== Information shown
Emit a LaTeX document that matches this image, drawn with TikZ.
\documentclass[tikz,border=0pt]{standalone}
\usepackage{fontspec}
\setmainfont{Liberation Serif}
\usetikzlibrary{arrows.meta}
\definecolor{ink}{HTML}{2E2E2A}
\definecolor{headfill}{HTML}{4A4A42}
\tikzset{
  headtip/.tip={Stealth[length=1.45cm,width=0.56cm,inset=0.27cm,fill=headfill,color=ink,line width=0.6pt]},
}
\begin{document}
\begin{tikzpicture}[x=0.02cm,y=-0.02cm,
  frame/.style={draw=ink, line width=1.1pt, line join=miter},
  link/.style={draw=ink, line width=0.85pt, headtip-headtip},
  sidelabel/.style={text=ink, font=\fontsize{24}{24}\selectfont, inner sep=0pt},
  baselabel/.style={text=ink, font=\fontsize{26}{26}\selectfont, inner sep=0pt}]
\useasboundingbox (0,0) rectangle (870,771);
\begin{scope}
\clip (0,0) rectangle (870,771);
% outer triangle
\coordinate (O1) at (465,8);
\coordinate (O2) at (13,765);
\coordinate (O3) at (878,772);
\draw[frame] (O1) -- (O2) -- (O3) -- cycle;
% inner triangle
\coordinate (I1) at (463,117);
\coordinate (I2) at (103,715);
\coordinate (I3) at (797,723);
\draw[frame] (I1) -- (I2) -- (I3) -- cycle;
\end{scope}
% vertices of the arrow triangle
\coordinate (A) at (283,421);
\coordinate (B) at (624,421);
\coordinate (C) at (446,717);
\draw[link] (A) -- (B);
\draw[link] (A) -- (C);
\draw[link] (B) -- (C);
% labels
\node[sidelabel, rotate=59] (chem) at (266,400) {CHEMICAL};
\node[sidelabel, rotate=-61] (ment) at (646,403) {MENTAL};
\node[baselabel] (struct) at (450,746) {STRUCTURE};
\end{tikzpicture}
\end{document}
====
== Information shown
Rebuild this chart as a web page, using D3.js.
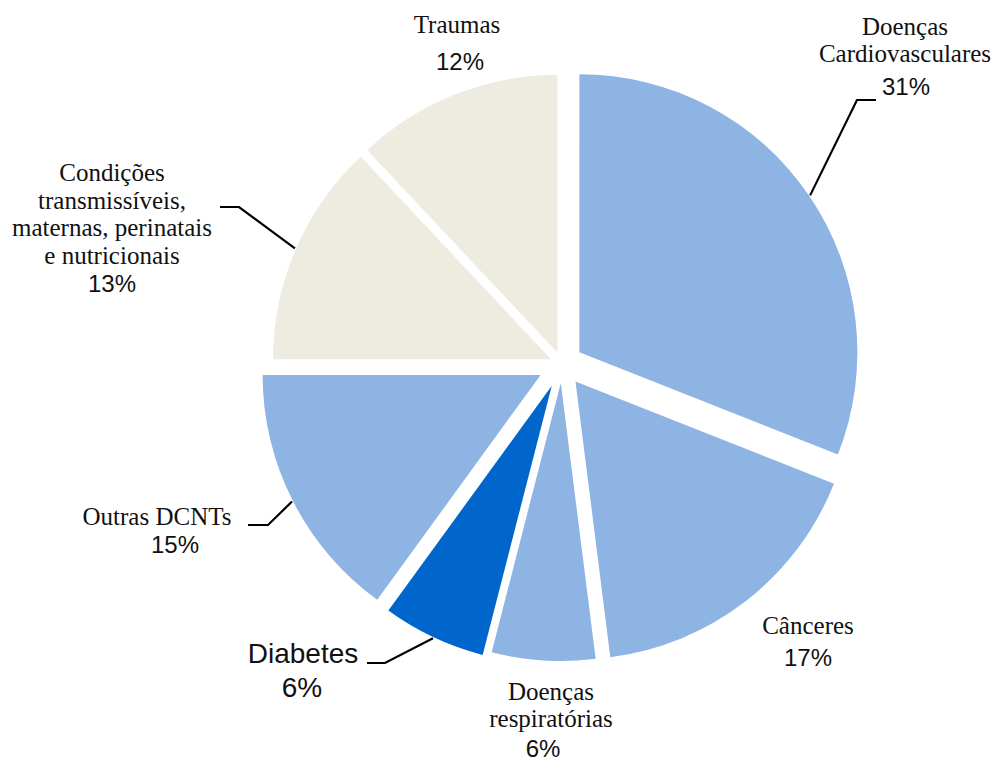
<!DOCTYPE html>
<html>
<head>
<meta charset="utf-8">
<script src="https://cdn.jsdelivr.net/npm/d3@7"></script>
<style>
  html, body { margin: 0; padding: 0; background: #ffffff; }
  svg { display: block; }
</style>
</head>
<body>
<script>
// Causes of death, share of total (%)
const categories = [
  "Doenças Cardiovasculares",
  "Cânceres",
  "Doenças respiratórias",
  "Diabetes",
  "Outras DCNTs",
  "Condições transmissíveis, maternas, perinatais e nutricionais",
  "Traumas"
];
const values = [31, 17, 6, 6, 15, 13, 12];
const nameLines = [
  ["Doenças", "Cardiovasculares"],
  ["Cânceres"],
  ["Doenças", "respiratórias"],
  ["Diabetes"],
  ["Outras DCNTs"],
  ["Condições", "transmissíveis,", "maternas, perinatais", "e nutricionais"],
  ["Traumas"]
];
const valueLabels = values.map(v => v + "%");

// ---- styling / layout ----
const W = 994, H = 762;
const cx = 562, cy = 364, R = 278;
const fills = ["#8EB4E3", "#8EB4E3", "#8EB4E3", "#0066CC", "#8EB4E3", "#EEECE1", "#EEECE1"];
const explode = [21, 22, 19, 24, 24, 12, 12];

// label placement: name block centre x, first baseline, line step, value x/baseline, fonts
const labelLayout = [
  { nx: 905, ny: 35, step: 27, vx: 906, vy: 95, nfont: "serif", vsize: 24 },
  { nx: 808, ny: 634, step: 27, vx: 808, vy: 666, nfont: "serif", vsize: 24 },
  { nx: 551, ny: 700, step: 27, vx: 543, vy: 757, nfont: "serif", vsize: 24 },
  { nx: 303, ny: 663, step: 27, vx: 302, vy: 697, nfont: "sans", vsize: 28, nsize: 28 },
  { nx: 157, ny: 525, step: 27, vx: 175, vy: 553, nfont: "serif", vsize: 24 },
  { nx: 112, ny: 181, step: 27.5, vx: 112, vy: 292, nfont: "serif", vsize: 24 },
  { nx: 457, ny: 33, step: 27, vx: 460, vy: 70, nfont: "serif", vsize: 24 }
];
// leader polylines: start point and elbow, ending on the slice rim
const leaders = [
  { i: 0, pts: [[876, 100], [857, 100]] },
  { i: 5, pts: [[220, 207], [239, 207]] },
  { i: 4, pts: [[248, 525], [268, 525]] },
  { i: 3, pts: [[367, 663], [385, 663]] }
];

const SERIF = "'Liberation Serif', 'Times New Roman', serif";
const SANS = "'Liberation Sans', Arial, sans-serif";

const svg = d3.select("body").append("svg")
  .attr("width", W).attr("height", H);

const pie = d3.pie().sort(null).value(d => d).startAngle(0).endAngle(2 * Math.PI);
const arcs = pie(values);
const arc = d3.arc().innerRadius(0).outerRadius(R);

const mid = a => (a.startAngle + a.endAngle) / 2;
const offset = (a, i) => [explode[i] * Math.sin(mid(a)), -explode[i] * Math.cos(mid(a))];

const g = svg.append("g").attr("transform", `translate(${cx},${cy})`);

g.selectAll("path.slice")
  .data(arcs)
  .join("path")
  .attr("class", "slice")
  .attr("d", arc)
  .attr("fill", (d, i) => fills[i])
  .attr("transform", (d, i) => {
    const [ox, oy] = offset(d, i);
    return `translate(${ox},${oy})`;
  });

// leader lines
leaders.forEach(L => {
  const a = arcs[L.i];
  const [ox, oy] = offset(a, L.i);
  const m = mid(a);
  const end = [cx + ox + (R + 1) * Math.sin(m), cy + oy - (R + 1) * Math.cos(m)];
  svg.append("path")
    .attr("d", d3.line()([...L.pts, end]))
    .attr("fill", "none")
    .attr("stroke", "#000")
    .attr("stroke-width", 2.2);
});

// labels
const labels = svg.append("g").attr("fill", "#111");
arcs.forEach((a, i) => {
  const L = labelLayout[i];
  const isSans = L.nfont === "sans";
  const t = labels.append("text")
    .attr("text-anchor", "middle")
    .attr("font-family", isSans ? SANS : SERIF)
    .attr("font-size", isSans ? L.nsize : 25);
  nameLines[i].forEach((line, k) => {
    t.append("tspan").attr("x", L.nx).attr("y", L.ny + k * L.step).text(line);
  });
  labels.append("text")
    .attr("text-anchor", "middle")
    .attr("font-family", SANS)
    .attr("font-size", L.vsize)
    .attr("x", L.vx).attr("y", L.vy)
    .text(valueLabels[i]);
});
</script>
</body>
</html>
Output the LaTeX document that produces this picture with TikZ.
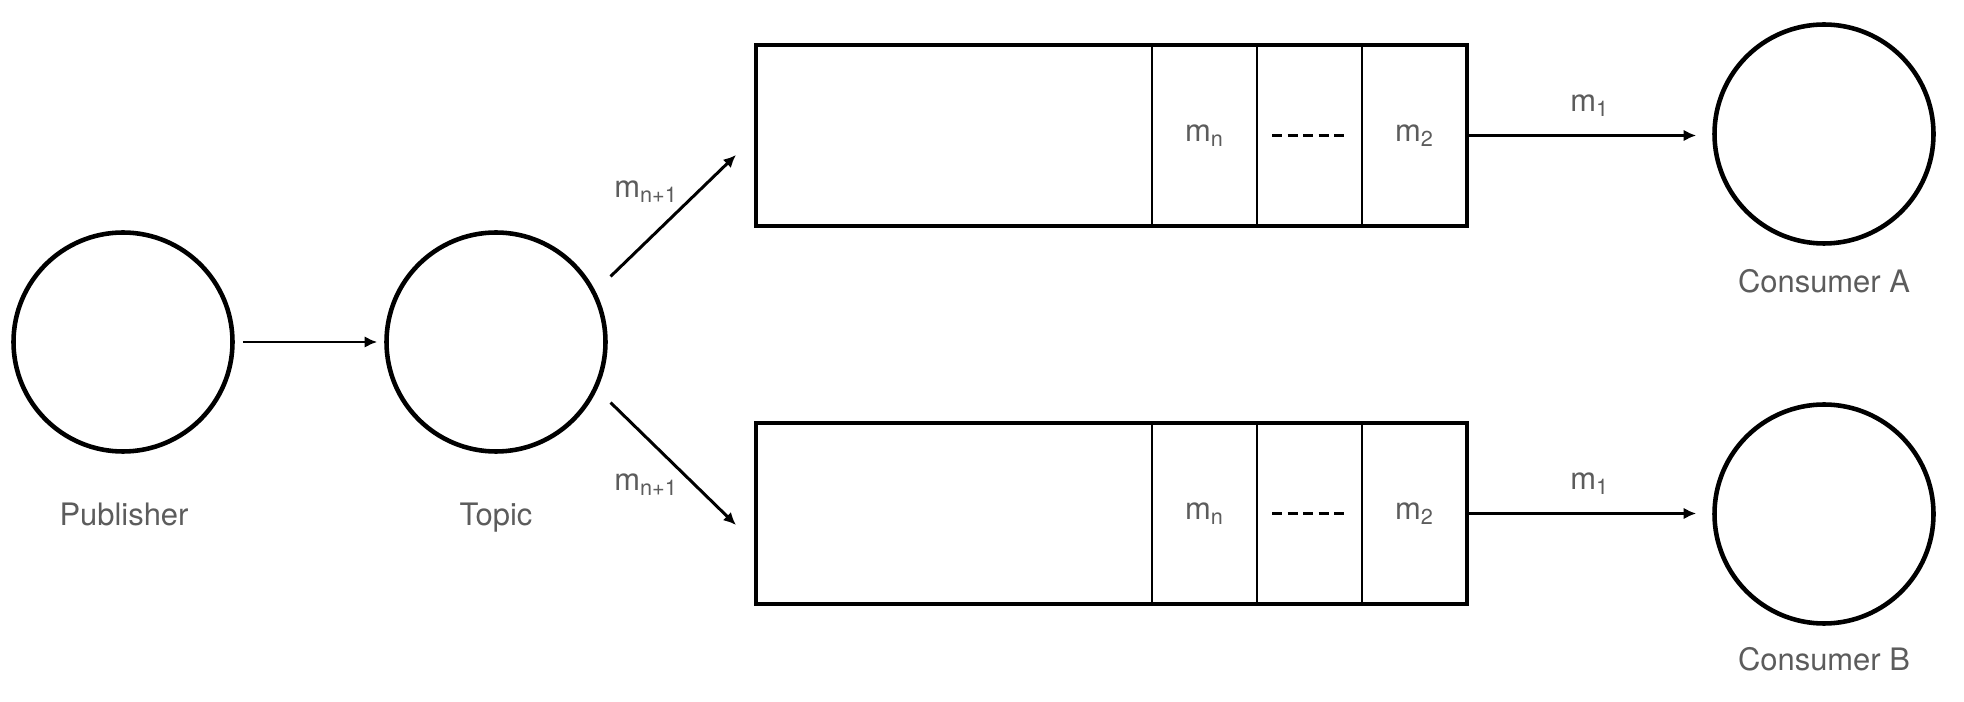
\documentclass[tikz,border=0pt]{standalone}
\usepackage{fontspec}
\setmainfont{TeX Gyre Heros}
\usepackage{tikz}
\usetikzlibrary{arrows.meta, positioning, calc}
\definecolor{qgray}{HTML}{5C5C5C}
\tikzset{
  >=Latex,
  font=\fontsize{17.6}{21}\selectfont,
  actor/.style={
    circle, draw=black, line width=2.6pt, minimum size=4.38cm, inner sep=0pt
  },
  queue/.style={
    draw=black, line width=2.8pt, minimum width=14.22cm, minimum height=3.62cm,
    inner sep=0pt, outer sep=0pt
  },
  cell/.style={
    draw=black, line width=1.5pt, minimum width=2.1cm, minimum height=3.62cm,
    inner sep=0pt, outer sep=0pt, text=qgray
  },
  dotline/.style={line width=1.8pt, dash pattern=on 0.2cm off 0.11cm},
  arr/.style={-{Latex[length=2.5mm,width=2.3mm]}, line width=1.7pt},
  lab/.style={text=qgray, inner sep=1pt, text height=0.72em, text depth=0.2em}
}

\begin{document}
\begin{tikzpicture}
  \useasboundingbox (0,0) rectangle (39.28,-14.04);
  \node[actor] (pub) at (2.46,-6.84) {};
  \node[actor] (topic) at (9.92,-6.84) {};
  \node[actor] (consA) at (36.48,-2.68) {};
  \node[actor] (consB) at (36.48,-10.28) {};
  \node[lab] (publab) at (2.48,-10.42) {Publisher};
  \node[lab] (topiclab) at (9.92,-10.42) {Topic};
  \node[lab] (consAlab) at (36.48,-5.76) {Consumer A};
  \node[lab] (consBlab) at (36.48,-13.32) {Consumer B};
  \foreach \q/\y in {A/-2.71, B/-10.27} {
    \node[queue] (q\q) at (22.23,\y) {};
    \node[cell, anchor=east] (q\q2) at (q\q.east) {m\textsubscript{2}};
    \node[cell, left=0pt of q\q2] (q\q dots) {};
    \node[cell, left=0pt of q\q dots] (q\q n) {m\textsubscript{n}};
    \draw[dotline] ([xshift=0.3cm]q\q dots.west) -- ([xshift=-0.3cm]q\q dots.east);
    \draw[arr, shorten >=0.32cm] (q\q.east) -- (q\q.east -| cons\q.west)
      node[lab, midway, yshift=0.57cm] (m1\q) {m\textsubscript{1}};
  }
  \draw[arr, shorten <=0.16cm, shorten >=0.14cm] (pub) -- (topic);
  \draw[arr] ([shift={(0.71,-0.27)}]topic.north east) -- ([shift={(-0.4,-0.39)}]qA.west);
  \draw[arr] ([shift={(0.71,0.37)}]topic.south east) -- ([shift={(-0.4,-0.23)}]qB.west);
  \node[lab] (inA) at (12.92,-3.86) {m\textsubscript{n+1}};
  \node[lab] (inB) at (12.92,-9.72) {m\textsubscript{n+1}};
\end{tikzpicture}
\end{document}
====
### Stated task
Report how many lines in the listing include the word "this". Give nothing but the count.

### Exercise answer
3